On the demand side, there'd previously been a lack of data to support individual investment decisions. Many of the first proptechs addressed this through listing platforms, enabling greater access and overcoming some of the bureaucracy involved in renting and buying property, highlighted Odunsi.
He noted that challenges related to fraud and identification remain, but those are rails that need to be built to support what the listing platforms are doing.
South Africa
The challenges in South Africa are largely macro-driven, according to Clark, with limited economic growth and an oversupply of developed space that hasn't been taken up. Players in the property arena, however, are starting to see tech as a positive enabler, he noted.
"It's not going to solve economic growth, but it is going to help create efficiencies within their buildings and put them in the best possible space to be competitive, to attract tenants and to reduce operating costs," said Clark.

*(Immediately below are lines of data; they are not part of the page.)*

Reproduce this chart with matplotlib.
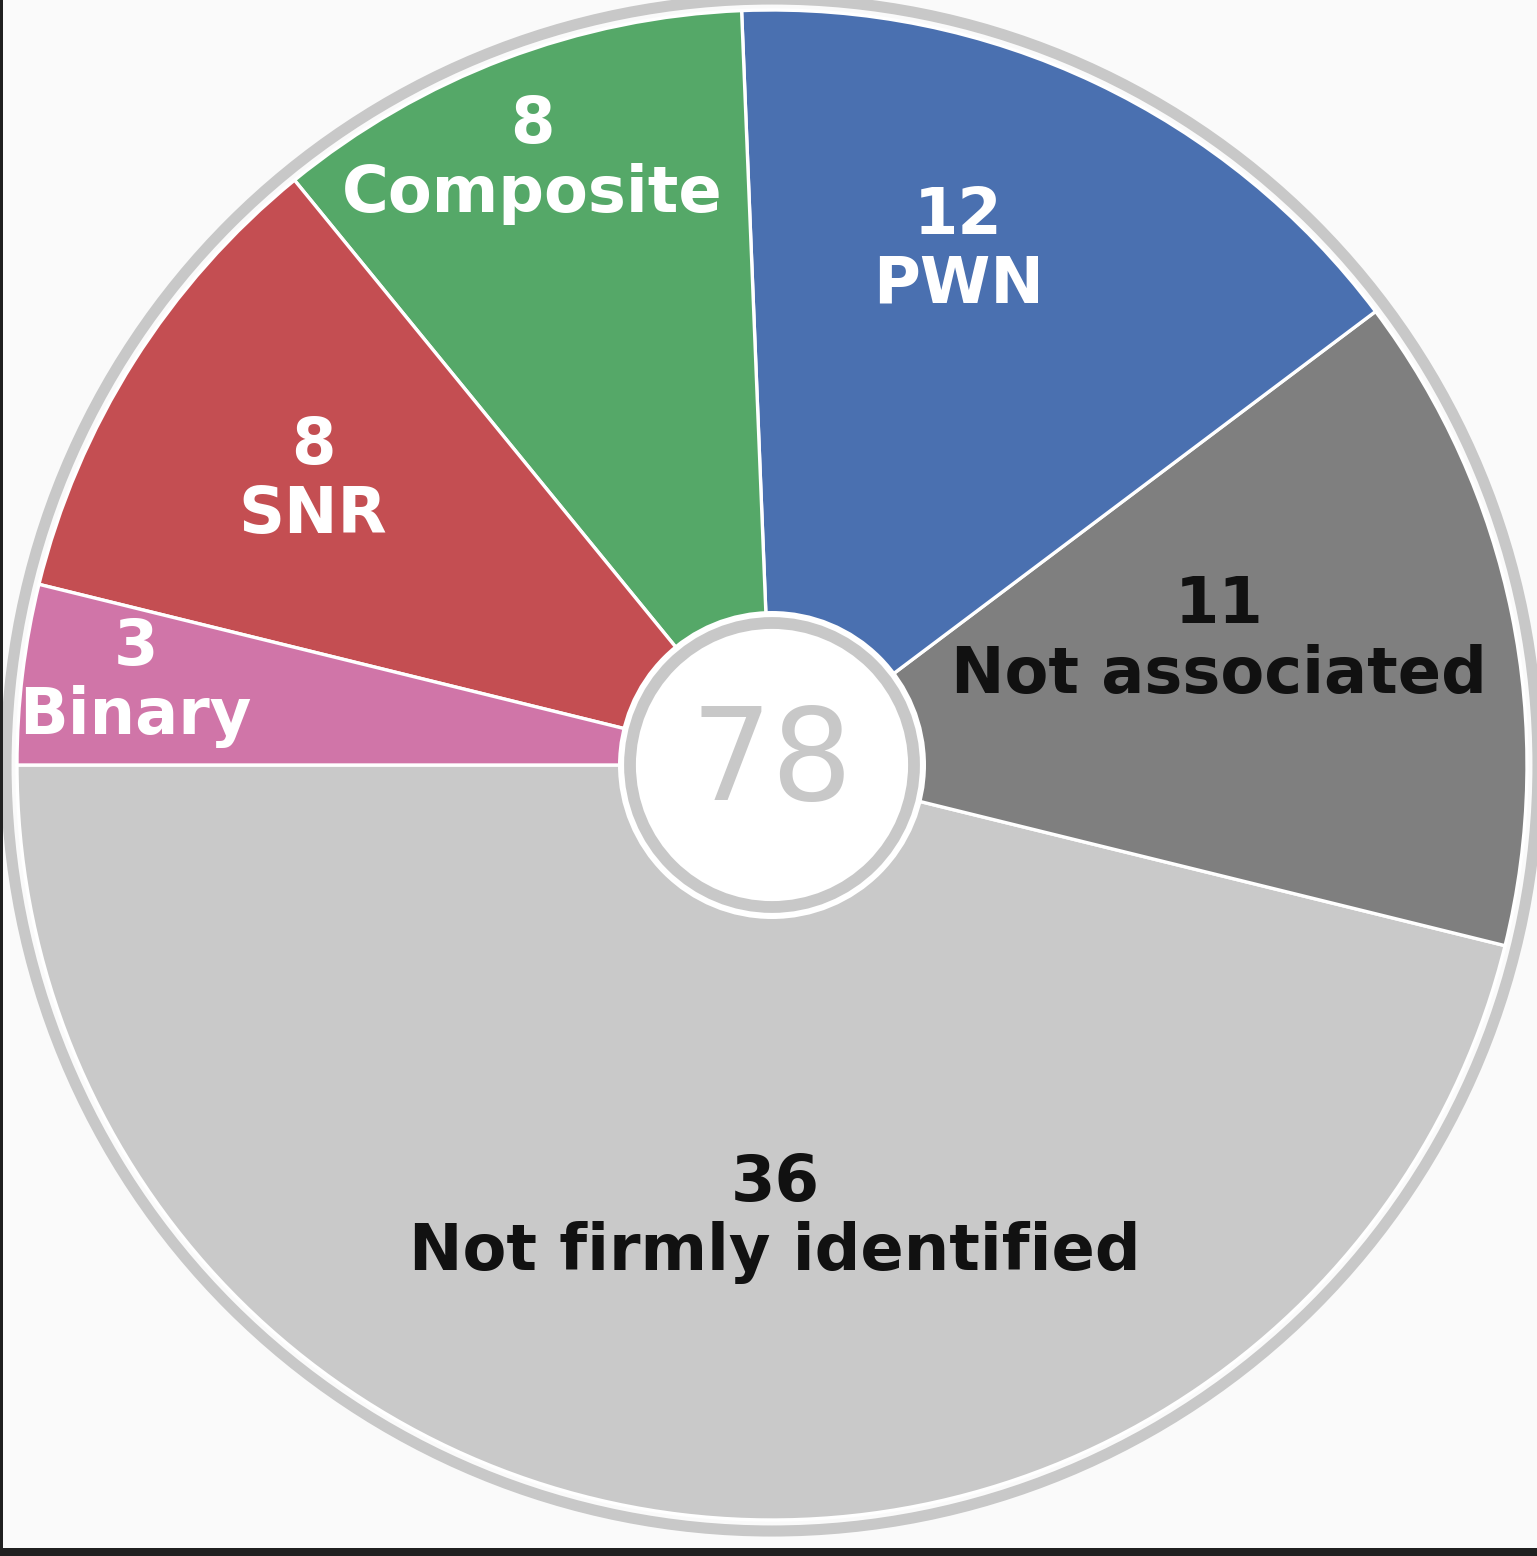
import matplotlib
matplotlib.use("Agg")
import matplotlib.pyplot as plt
from matplotlib.patches import Circle, Rectangle
import numpy as np

# data, counterclockwise from the left horizontal
names = ["Not firmly identified", "Not associated", "PWN", "Composite", "SNR", "Binary"]
counts = [36, 11, 12, 8, 8, 3]
colors = ["#c9c9c9", "#7f7f7f", "#4a70b0", "#55a868", "#c44e52", "#d075a8"]
txtcol = ["#111111", "#111111", "white", "white", "white", "white"]
total = sum(counts)

# label placement (fraction of radius, angle shift in deg)
lab_r = [0.60, 0.615, 0.725, 0.862, 0.715, 0.85]
lab_dt = [7.3, 4.1, 5.5, 0.8, 0.5, -0.5]

W, H = 1537, 1556
fig = plt.figure(figsize=(W / 100, H / 100), dpi=100, facecolor="#fafafa")
ax = fig.add_axes([0, 0, 1, 1])
ax.set_facecolor("#fafafa")

R = 755.0  # pie radius in px
cx, cy = 772.0, H - 765.0

wedges, _ = ax.pie(counts, colors=colors, startangle=180, counterclock=True,
                   radius=1.0, center=(0, 0),
                   wedgeprops=dict(edgecolor="white", linewidth=2.4))
ax.set_xlim(-cx / R, (W - cx) / R)
ax.set_ylim(-cy / R, (H - cy) / R)
ax.set_aspect("equal")
ax.axis("off")

# outer grey ring
ax.add_patch(Circle((0, 0), 766 / R, fill=False, edgecolor="#c8c8c8", linewidth=8))

# centre disc
ax.add_patch(Circle((0, 0), 154 / R, facecolor="white", edgecolor="none", zorder=5))
ax.add_patch(Circle((0, 0), 142 / R, facecolor="white", edgecolor="#c8c8c8",
                    linewidth=8.5, zorder=6))
ax.text(0, 0, str(total), ha="center", va="center", fontsize=92,
        color="#c8c8c8", family="DejaVu Sans", zorder=7)

for w, n, c, tc, r, dt in zip(wedges, names, counts, txtcol, lab_r, lab_dt):
    th = np.deg2rad((w.theta1 + w.theta2) / 2 + dt)
    ax.text(r * np.cos(th), r * np.sin(th), f"{c}\n{n}", ha="center", va="center",
            fontsize=46, fontweight="bold", color=tc, linespacing=1.15,
            family="DejaVu Sans", zorder=4)

# screenshot frame edges
fig.patches.append(Rectangle((0, 0), 3 / W, 1, transform=fig.transFigure,
                             facecolor="#202020", edgecolor="none"))
fig.patches.append(Rectangle((0, 0), 1, 8 / H, transform=fig.transFigure,
                             facecolor="#202020", edgecolor="none"))

fig.savefig("out.png", dpi=100, facecolor=fig.get_facecolor())
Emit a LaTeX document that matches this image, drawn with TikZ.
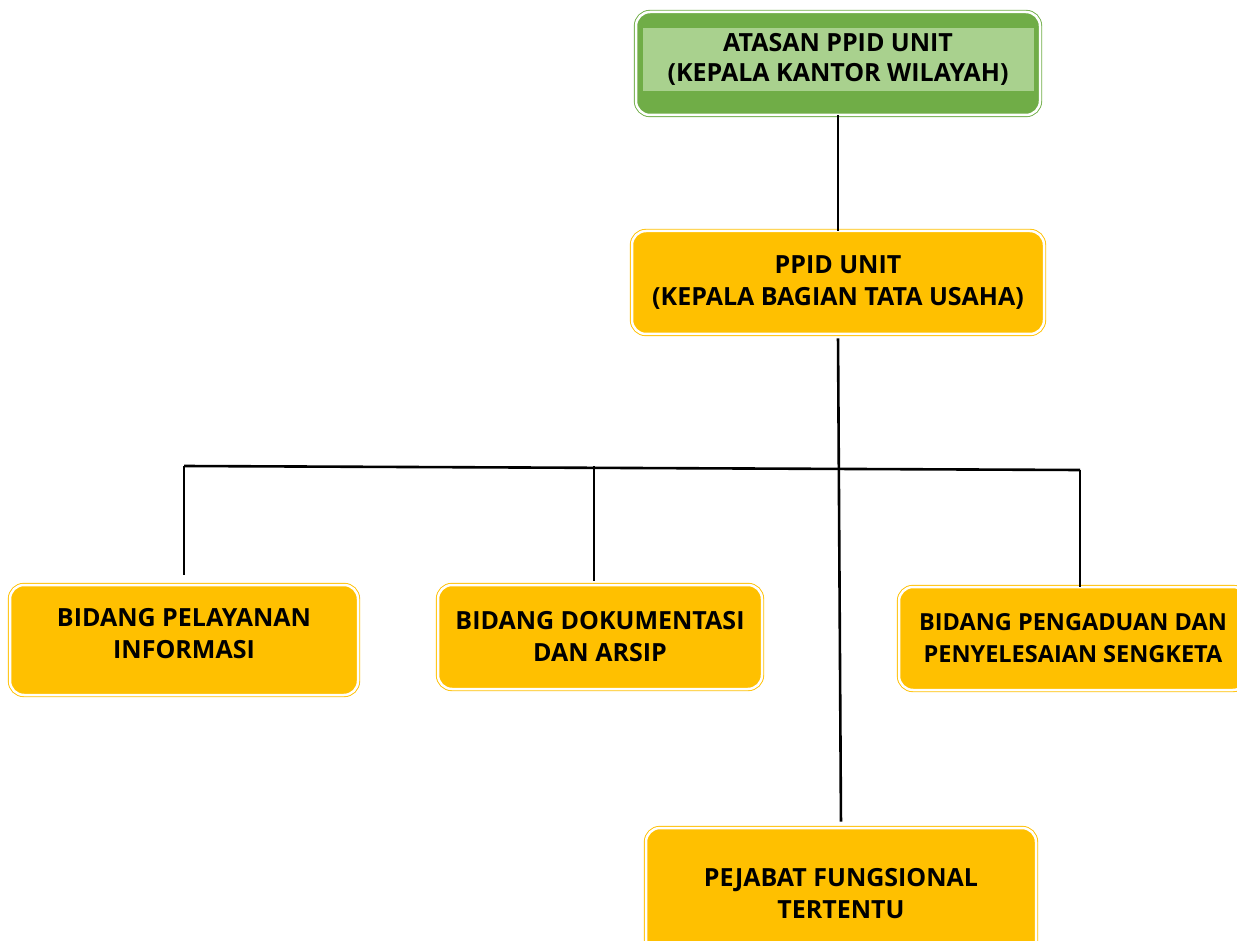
\documentclass[tikz,border=0pt]{standalone}
\usepackage{fontspec}
\setmainfont{Open Sans}
\definecolor{unitgold}{RGB}{255, 192, 0}
\definecolor{unitgreen}{RGB}{112, 173, 71}
\definecolor{bandgreen}{RGB}{169, 209, 142}
\usetikzlibrary{positioning, calc}

\tikzset{
  unitbox/.style={draw=#1, fill=#1, double=white, double distance=2.5pt, line width=0.9pt,
    rounded corners=14pt, font=\fontsize{25}{32}\selectfont\bfseries, align=center, inner sep=0pt},
  link/.style={line width=2.6pt, black}
}

\begin{document}
\begin{tikzpicture}[x=1pt, y=-1pt]
  \useasboundingbox (0,0) rectangle (1237,941);
  \clip (0,0) rectangle (1237,941);

  % Atasan PPID
  \node[unitbox=unitgreen, minimum width=404pt, minimum height=103pt] (atasan) at (838, 63.5) {};
  \node[fill=bandgreen, minimum width=391pt, minimum height=63pt, inner sep=0pt,
        font=\fontsize{25}{30}\selectfont\bfseries, align=center] (atasanlbl) at (838, 59.5)
        {ATASAN PPID UNIT\\(KEPALA KANTOR WILAYAH)};

  % PPID unit
  \node[unitbox=unitgold, minimum width=412pt, minimum height=103pt] (ppid) at (838, 282.5)
        {PPID UNIT\\(KEPALA BAGIAN TATA USAHA)};
  \draw[link] (atasan.south) -- (ppid.north);

  % Bidang
  \node[unitbox=unitgold, minimum width=348pt, minimum height=110pt, text depth=14pt] (pelayanan) at (184, 640)
        {BIDANG PELAYANAN\\INFORMASI};
  \node[unitbox=unitgold, minimum width=324pt, minimum height=104pt] (dokumentasi) at (600, 637)
        {BIDANG DOKUMENTASI\\DAN ARSIP};
  \node[unitbox=unitgold, minimum width=348pt, minimum height=103pt,
        font=\fontsize{23.5}{32}\selectfont\bfseries] (pengaduan) at (1073, 638.5)
        {BIDANG PENGADUAN DAN\\PENYELESAIAN SENGKETA};

  % Pejabat fungsional
  \node[unitbox=unitgold, minimum width=390pt, minimum height=132pt] (fungsional) at (841, 894)
        {PEJABAT FUNGSIONAL\\TERTENTU};

  % Garis bidang
  \coordinate (busL) at (184, 466);
  \coordinate (busD) at (594, 466);
  \coordinate (busR) at (1080, 470);
  \draw[link] (busL) -- (busR);
  \draw[link, shorten >=10pt] (busL) -- (pelayanan.north);
  \draw[link, shorten >=4pt] (busD) -- (busD |- dokumentasi.north);
  \draw[link] (busR) -- (busR |- pengaduan.north);
  \draw[link, shorten <=4pt, shorten >=6pt] (ppid.south) -- (fungsional.north);
\end{tikzpicture}
\end{document}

He noted that one of the big themes in South Africa is energy pricing and energy security, given the ongoing load shedding in the country. "Besides renewable energy and plugging that in, a lot of other thinking and work is being done about monitoring electricity and making sure it can be used in an efficient way. It's ESG, but it's kind of driven from necessity more than anything else."
Can African proptech leapfrog ahead?
Considering whether African proptech could leapfrog what's already out there, El Beltagy said there is definitely potential for this. "Because of the lack of infrastructure, because you're getting to build it from scratch... it allows for a lot more innovation, a lot more integration, a lot more synergies between things."
In most cases, the major technologies, such as AI or blockchain, exist, so proptech developers don't have to reinvent the wheel, said Clark. But because proptech is attached to an immovable asset in a particular geography, it does need to incorporate a level of localisation.
While the African market does have many unique challenges when it comes to property that require unique tech solutions, he said that taking what's happened globally and reengineering it for the local context will help slingshot Africa quickly up the proptech curve.
Third-party versus inhouse proptech development
While some corporates have the capital to try and create the proptech solutions they require in-house, they lack the nimble leadership needed within their teams to succeed, noted Odunsi. What they have in-house may be well designed and developed, but their teams may not be using it and it may not be robust enough to give them a competitive edge, he said.
Clark added that while developing the technology themselves during the adoption phase might give them an advantage, once it goes mainstream and everyone has it, "they'll quickly realise that their core skills and expertise are not tech development and that any competing product developed by good third-party proptech guys is going to outrun them over time".
"They often think you build it once and then it's done, but tech is a moving beast [that requires] building new features and fixing all the time, and they can't keep pace with that," he said.
Proptechs sometimes lack property expertise
El Beltagy noted that on the other side of the coin, not enough proptechs have property people with property expertise within their founding teams and that's also a problem. "A lot of the time, proptechs are failing at executing the right solutions for property because they're not property enough themselves.
"For example, I have no property background to stand upon, but two of the co-founders come from 10-15 years in real estate, and that gives us a significant advantage because a lot of our assumptions as the product tech marketing folk would be off if they weren't properly calibrated with people who truly understand the industry."